The Canadian dollar was up 0.07 per cent at an even 76 cents U.S. as of Monday at 4 p.m. ET, recovering from as low as 75.85 in the early morning. The recent weakness comes as the U.S. Federal Reserve is widely expected to cut interest rates on Wednesday amid persistent global trade tension. 

“There’s still a lot uncertainty as to how this whole trade thing pans out globally and how that affects Canada. It does actually hit Canada more than the [United] States,” Andrew Pyle, senior wealth advisor and portfolio manager with The Pyle Group, Scotia Wealth Management, told BNN Bloomberg Monday.

“So I think you see investors paring back some of the gains and taking a more defensive stance as we go into the week.”

Pyle’s remarks come on the heels of a recent 80-cent loonie call from Olivier Korber, a foreign exchange derivatives strategist at Societe Generale.
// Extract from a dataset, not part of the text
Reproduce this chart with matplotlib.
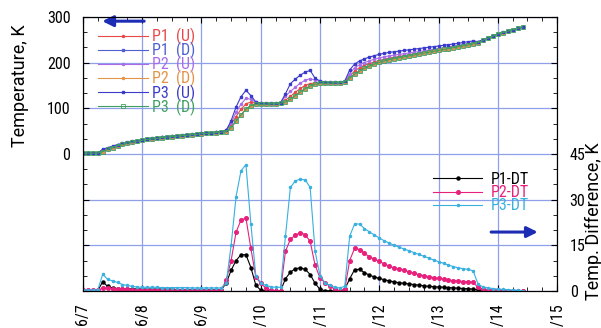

Korber cited diverging monetary policy in the U.S. and Canada, and also said the economic impacts of tariffs would have a greater effect on growth and prices for the U.S. and China than on this country.    

Prominent Canadian economist David Rosenberg shut down that argument on BNN Bloomberg last week, arguing “there’s no catalyst” to cause the loonie to march higher.

“I think this is sort of an interesting juncture in which to talk about whether foreign exchange forecasters are any good at their jobs,” said Karl Schamotta, chief market strategist at Cambridge Global Payments, in an interview with BNN Bloomberg Monday.

“The reality is that the markets try to anticipate things, and when they do in the FX markets, they often do before the foreign exchange strategists talk about it.”

Without a major catalyst such as a spike in oil prices, Schamotta said he doesn’t see the loonie surging past the 77-cent mark against its U.S. counterpart.

The loonie gained momentum earlier this month, climbing toward 77 cents U.S. after Bank of Canada Governor Stephen Poloz and Senior Deputy Governor Carolyn Wilkins at a July 10 news conference gave no indication they’re in a rush to cut rates.

Simultaneous commentary from U.S. Fed Chair Jerome Powell signalled rates could be heading lower south of the border.